1. The problem statement, all variables and given/known data
Given the following EM wave propagating in vacuum, find the direction along which the electric field oscillates and the direction of propagation of the wave:

$$\vec{E} = (-3\hat{i} + 3\sqrt{3}\hat{j}) 10^4 e^{i[\frac{\pi}{3} (\sqrt{5}x + \sqrt{5/3} y10^7 - 8.1246 *10^{15} t]}$$

Btw how can I prevent the thread template from reappearing every time I click preview post? It is quite annoying.

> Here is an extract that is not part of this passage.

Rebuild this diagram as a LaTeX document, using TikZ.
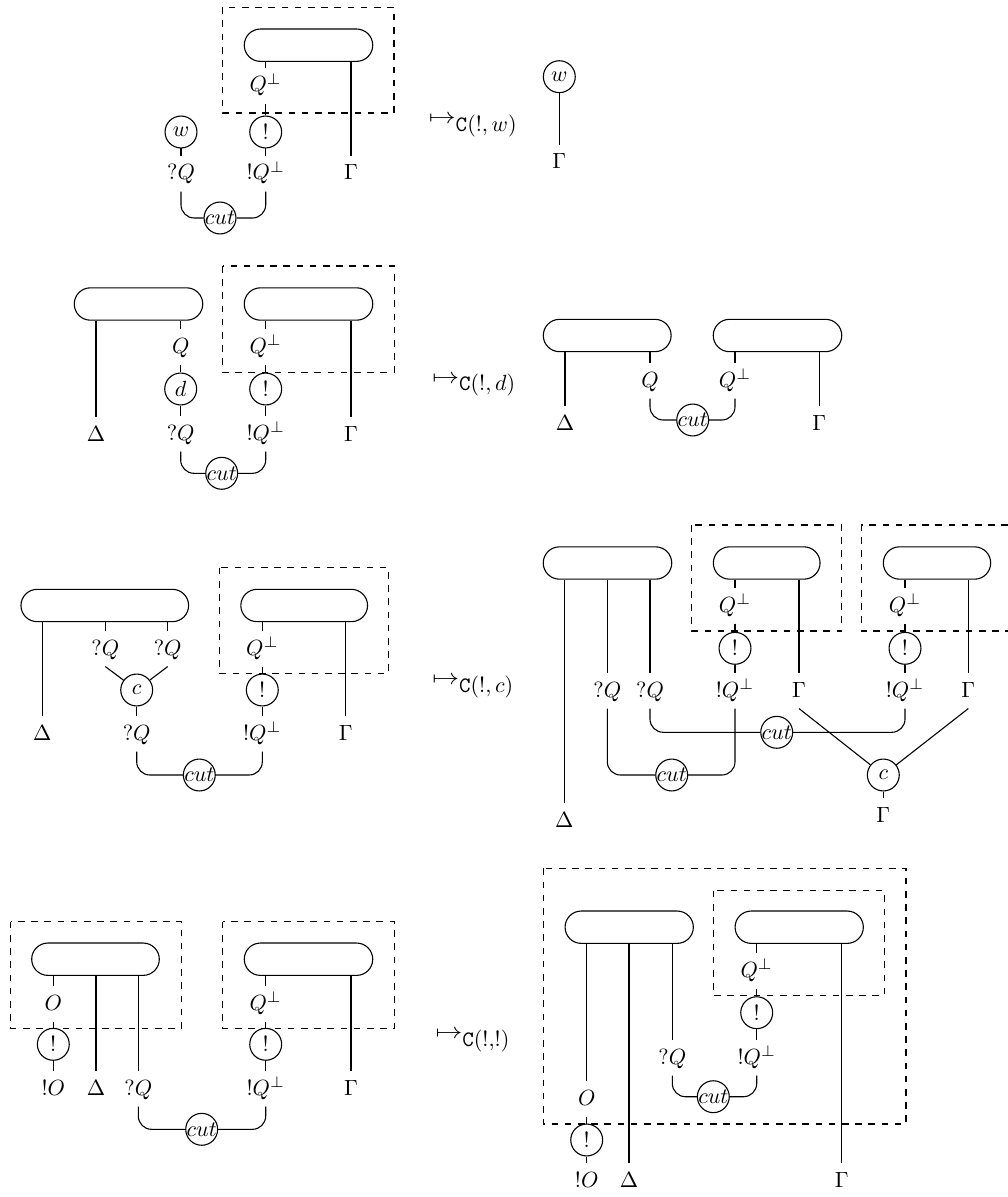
\documentclass[tikz,border=0pt]{standalone}
\usepackage{amsmath}
\usetikzlibrary{shapes.misc}
\newcommand{\mapsarrow}[1]{\scalebox{1.22}[1]{$\mapsto$}\raisebox{-3.6pt}{$#1$}}
\begin{document}
\begin{tikzpicture}[x=0.4545pt,y=-0.4545pt,line width=0.5pt,
  pill/.style={draw,rounded rectangle,minimum height=14.7pt,inner sep=0pt},
  gate/.style={draw,circle,minimum size=14.5pt,inner sep=0pt},
  lab/.style={inner sep=2.5pt,text height=8pt,text depth=2.5pt,anchor=base},
  boxline/.style={dashed,line width=0.5pt},
  arr/.style={anchor=base west,inner sep=0pt},
  cutw/.style={rounded corners=6pt}]
\useasboundingbox (0,0) rectangle (1008,1197);

% ================= Row 1 =================
\draw[boxline] (222.7,7.3) rectangle (394,113);
\node[pill,minimum width=58.4pt] (r1p) at (308.5,45.2) {};
\node[lab] (r1qp) at (265.7,92) {$Q^\perp$};
\node[gate] (r1bang) at (265.7,132) {$!$};
\node[lab] (r1bq) at (265.7,180) {$!Q^\perp$};
\node[lab] (r1g) at (351,180) {$\Gamma$};
\node[gate] (r1w) at (181,132) {$w$};
\node[lab] (r1wq) at (181,180) {$?Q$};
\node[gate] (r1cut) at (220,218) {\makebox[0pt]{$cut$}};
\draw (r1p.south -| r1qp.north) -- (r1qp.north);
\draw (r1qp.south) -- (r1bang.north);
\draw (r1bang.south) -- (r1bq.north);
\draw (r1p.south -| r1g.north) -- (r1g.north);
\draw (r1w.south) -- (r1wq.north);
\draw[cutw] (r1wq.south) |- (r1cut.west);
\draw[cutw] (r1cut.east) -| (r1bq.south);
\node[arr] (r1a) at (428.3,123.8) {\mapsarrow{\mathtt{C}(!{,}\,w)}};
\node[gate] (r1w2) at (559.3,76.7) {$w$};
\node[lab] (r1g2) at (559.3,168.7) {$\Gamma$};
\draw (r1w2.south) -- (r1g2.north);

% ================= Row 2 left =================
\draw[boxline] (222.7,266) rectangle (394.3,372.3);
\node[pill,minimum width=58.4pt] (r2pl) at (138.5,304) {};
\node[pill,minimum width=58.4pt] (r2pr) at (308.5,304) {};
\node[lab] (r2D) at (96,441) {$\Delta$};
\node[lab] (r2q) at (180.7,353) {$Q$};
\node[gate] (r2d) at (180.7,389) {$d$};
\node[lab] (r2wq) at (180.7,440) {$?Q$};
\node[lab] (r2qp) at (265.7,353) {$Q^\perp$};
\node[gate] (r2bang) at (265.7,389) {$!$};
\node[lab] (r2bq) at (265.7,440) {$!Q^\perp$};
\node[lab] (r2g) at (351,441) {$\Gamma$};
\node[gate] (r2cut) at (221.7,473.3) {\makebox[0pt]{$cut$}};
\draw (r2pl.south -| r2D.north) -- (r2D.north);
\draw (r2pl.south -| r2q.north) -- (r2q.north);
\draw (r2q.south) -- (r2d.north);
\draw (r2d.south) -- (r2wq.north);
\draw (r2pr.south -| r2qp.north) -- (r2qp.north);
\draw (r2qp.south) -- (r2bang.north);
\draw (r2bang.south) -- (r2bq.north);
\draw (r2pr.south -| r2g.north) -- (r2g.north);
\draw[cutw] (r2wq.south) |- (r2cut.west);
\draw[cutw] (r2cut.east) -| (r2bq.south);
\node[arr] (r2a) at (431.7,383) {\mapsarrow{\mathtt{C}(!{,}\,d)}};

% ================= Row 2 right =================
\node[pill,minimum width=58.1pt] (r2rl) at (607.2,335.5) {};
\node[pill,minimum width=58.4pt] (r2rr) at (777.5,335.5) {};
\node[lab] (r2rD) at (565,430) {$\Delta$};
\node[lab] (r2rq) at (650,387) {$Q$};
\node[lab] (r2rqp) at (735,387) {$Q^\perp$};
\node[lab] (r2rg) at (819.3,430) {$\Gamma$};
\node[gate] (r2rcut) at (692.7,420) {\makebox[0pt]{$cut$}};
\draw (r2rl.south -| r2rD.north) -- (r2rD.north);
\draw (r2rl.south -| r2rq.north) -- (r2rq.north);
\draw (r2rr.south -| r2rqp.north) -- (r2rqp.north);
\draw (r2rr.south -| r2rg.north) -- (r2rg.north);
\draw[cutw] (r2rq.south) |- (r2rcut.west);
\draw[cutw] (r2rcut.east) -| (r2rqp.south);

% ================= Row 3 left =================
\draw[boxline] (219.3,567.7) rectangle (388.7,673.3);
\node[pill,minimum width=76.2pt] (r3pl) at (104.8,605.5) {};
\node[pill,minimum width=57.6pt] (r3pr) at (304.2,605.5) {};
\node[lab] (r3D) at (42.3,740) {$\Delta$};
\node[lab] (r3qa) at (105.3,655) {$?Q$};
\node[lab] (r3qb) at (167.7,655) {$?Q$};
\node[gate] (r3c) at (136.7,690) {$c$};
\node[lab] (r3wq) at (136.7,740) {$?Q$};
\node[lab] (r3qp) at (262.3,655) {$Q^\perp$};
\node[gate] (r3bang) at (262.3,690) {$!$};
\node[lab] (r3bq) at (262.3,740) {$!Q^\perp$};
\node[lab] (r3g) at (345.7,740) {$\Gamma$};
\node[gate] (r3cut) at (199.3,775) {\makebox[0pt]{$cut$}};
\draw (r3pl.south -| r3D.north) -- (r3D.north);
\draw (r3pl.south -| r3qa.north) -- (r3qa.north);
\draw (r3pl.south -| r3qb.north) -- (r3qb.north);
\draw (r3qa.south) -- (r3c);
\draw (r3qb.south) -- (r3c);
\draw (r3c.south) -- (r3wq.north);
\draw (r3pr.south -| r3qp.north) -- (r3qp.north);
\draw (r3qp.south) -- (r3bang.north);
\draw (r3bang.south) -- (r3bq.north);
\draw (r3pr.south -| r3g.north) -- (r3g.north);
\draw[cutw] (r3wq.south) |- (r3cut.west);
\draw[cutw] (r3cut.east) -| (r3bq.south);
\node[arr] (r3a) at (431.7,684.8) {\mapsarrow{\mathtt{C}(!{,}\,c)}};

% ================= Row 3 right =================
\draw[boxline] (691.7,525) rectangle (841.7,631);
\draw[boxline] (1008,525) -- (861.7,525) -- (861.7,631) -- (1008,631);
\node[pill,minimum width=58.4pt] (r3ra) at (607.5,563) {};
\node[pill,minimum width=48.5pt] (r3rb) at (766.7,563) {};
\node[pill,minimum width=48.8pt] (r3rc) at (937,563) {};
\node[lab] (r3rD) at (564.3,827) {$\Delta$};
\node[lab] (r3rqa) at (607.3,697) {$?Q$};
\node[lab] (r3rqb) at (650,697) {$?Q$};
\node[lab] (r3rqpb) at (735,612) {$Q^\perp$};
\node[gate] (r3rbangb) at (735,648.3) {$!$};
\node[lab] (r3rbqb) at (735,697) {$!Q^\perp$};
\node[lab] (r3rgb) at (799,697) {$\Gamma$};
\node[lab] (r3rqpc) at (905,612) {$Q^\perp$};
\node[gate] (r3rbangc) at (905,648.3) {$!$};
\node[lab] (r3rbqc) at (905,697) {$!Q^\perp$};
\node[lab] (r3rgc) at (968.3,697) {$\Gamma$};
\node[gate] (r3rcutu) at (776.7,732.3) {\makebox[0pt]{$cut$}};
\node[gate] (r3rcutl) at (671.7,775) {\makebox[0pt]{$cut$}};
\node[gate] (r3rc1) at (883.3,775) {$c$};
\node[lab] (r3rgg) at (883.3,822) {$\Gamma$};
\draw (r3ra.south -| r3rD.north) -- (r3rD.north);
\draw (r3ra.south -| r3rqa.north) -- (r3rqa.north);
\draw (r3ra.south -| r3rqb.north) -- (r3rqb.north);
\draw (r3rb.south -| r3rqpb.north) -- (r3rqpb.north);
\draw (r3rqpb.south) -- (r3rbangb.north);
\draw (r3rbangb.south) -- (r3rbqb.north);
\draw (r3rb.south -| r3rgb.north) -- (r3rgb.north);
\draw (r3rc.south -| r3rqpc.north) -- (r3rqpc.north);
\draw (r3rqpc.south) -- (r3rbangc.north);
\draw (r3rbangc.south) -- (r3rbqc.north);
\draw (r3rc.south -| r3rgc.north) -- (r3rgc.north);
\draw[cutw] (r3rqb.south) |- (r3rcutu.west);
\draw[cutw] (r3rcutu.east) -| (r3rbqc.south);
\draw[cutw] (r3rqa.south) |- (r3rcutl.west);
\draw[cutw] (r3rcutl.east) -| (r3rbqb.south);
\draw (r3rgb.south) -- (r3rc1);
\draw (r3rgc.south) -- (r3rc1);
\draw (r3rc1.south) -- (r3rgg.north);

% ================= Row 4 left =================
\draw[boxline] (10.7,921.7) rectangle (181.7,1028.3);
\draw[boxline] (222.7,921.7) rectangle (394.3,1028.3);
\node[pill,minimum width=58.0pt] (r4pl) at (95.5,959.2) {};
\node[pill,minimum width=58.4pt] (r4pr) at (308.5,959.2) {};
\node[lab] (r4o) at (53.3,1010) {$O$};
\node[gate] (r4bango) at (53.3,1044.3) {$!$};
\node[lab] (r4bo) at (53.3,1095) {$!O$};
\node[lab] (r4D) at (96,1095) {$\Delta$};
\node[lab] (r4wq) at (138.3,1095) {$?Q$};
\node[lab] (r4qp) at (265.7,1010) {$Q^\perp$};
\node[gate] (r4bang) at (265.7,1044.3) {$!$};
\node[lab] (r4bq) at (265.7,1095) {$!Q^\perp$};
\node[lab] (r4g) at (351,1095) {$\Gamma$};
\node[gate] (r4cut) at (201.7,1129.3) {\makebox[0pt]{$cut$}};
\draw (r4pl.south -| r4o.north) -- (r4o.north);
\draw (r4o.south) -- (r4bango.north);
\draw (r4bango.south) -- (r4bo.north);
\draw (r4pl.south -| r4D.north) -- (r4D.north);
\draw (r4pl.south -| r4wq.north) -- (r4wq.north);
\draw (r4pr.south -| r4qp.north) -- (r4qp.north);
\draw (r4qp.south) -- (r4bang.north);
\draw (r4bang.south) -- (r4bq.north);
\draw (r4pr.south -| r4g.north) -- (r4g.north);
\draw[cutw] (r4wq.south) |- (r4cut.west);
\draw[cutw] (r4cut.east) -| (r4bq.south);
\node[arr] (r4a) at (435,1038.2) {\mapsarrow{\mathtt{C}(!{,}!)}};

% ================= Row 4 right =================
\draw[boxline] (543.3,868.3) rectangle (906,1124);
\draw[boxline] (713.3,890.7) rectangle (884.3,995.7);
\node[pill,minimum width=58.3pt] (r4rl) at (629.2,927.2) {};
\node[pill,minimum width=58.3pt] (r4rr) at (799.2,927.2) {};
\node[lab] (r4ro) at (586.7,1105) {$O$};
\node[gate] (r4rbango) at (586.7,1140) {$!$};
\node[lab] (r4rbo) at (586.7,1187) {$!O$};
\node[lab] (r4rD) at (629,1187) {$\Delta$};
\node[lab] (r4rwq) at (672.3,1064) {$?Q$};
\node[lab] (r4rqp) at (756.7,977) {$Q^\perp$};
\node[gate] (r4rbang) at (756.7,1012.7) {$!$};
\node[lab] (r4rbq) at (756.7,1064) {$!Q^\perp$};
\node[lab] (r4rg) at (841.7,1187) {$\Gamma$};
\node[gate] (r4rcut) at (713.3,1096.7) {\makebox[0pt]{$cut$}};
\draw (r4rl.south -| r4ro.north) -- (r4ro.north);
\draw (r4ro.south) -- (r4rbango.north);
\draw (r4rbango.south) -- (r4rbo.north);
\draw (r4rl.south -| r4rD.north) -- (r4rD.north);
\draw (r4rl.south -| r4rwq.north) -- (r4rwq.north);
\draw (r4rr.south -| r4rqp.north) -- (r4rqp.north);
\draw (r4rqp.south) -- (r4rbang.north);
\draw (r4rbang.south) -- (r4rbq.north);
\draw (r4rr.south -| r4rg.north) -- (r4rg.north);
\draw[cutw] (r4rwq.south) |- (r4rcut.west);
\draw[cutw] (r4rcut.east) -| (r4rbq.south);
\end{tikzpicture}
\end{document}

3. The attempt at a solution

I understand the electric field oscillates along the direction $-1\hat{i} \sqrt{3}\hat{j}$, by looking at the amplitide. But how do I determine the direction of propagation from the phase argument? Do I just treat the x and y in the phase as if they were unit vectors of $\vec{k}$?

2. Oct 2, 2011

### vela

Staff Emeritus
Pretty much. You know a wave propagating in the k direction has a phase given by $i(\vec{k}\cdot\vec{r}-\omega t)$, so just pick out the components of k.

3. Oct 2, 2011

### Lavabug

Thanks, I see it now. One more question, if I am asked to find the associated $\vec{H}$ field by calculating $\frac{1}{\mu_0 c} \hat{u}\times \vec{E}$, where û is the normalized wave vector, how would I split up the components of E for the determinant? Would it be like:

$$E_x = -3\cdot10^4 e^{i[\frac{\pi}{3} (\sqrt{5}x + \sqrt{5/3} y10^7 - 8.1246 *10^{15} t]}$$

$$E_y = 3\sqrt{3}\cdot10^4 e^{i[\frac{\pi}{3} (\sqrt{5}x + \sqrt{5/3} y10^7 - 8.1246 *10^{15} t]}$$

for example? Or do I also have to split up the phase/exponent for each component of E?

4. Oct 2, 2011

### vela

Staff Emeritus
You can keep the exponential part separate; it's part of the amplitude of the electric field. I would write the electric field as the product of a magnitude and a unit vector:
$$\vec{E} = \left(-\frac{1}{2}\hat{i}+\frac{\sqrt{3}}{2}\hat{j}\right)(3\times10^4~\mathrm{V/m})e^{i(\vec{k}\cdot\vec{r}-\omega t)}$$The only part you need for the determinant is the unit vector. The rest just scales the result of the cross product.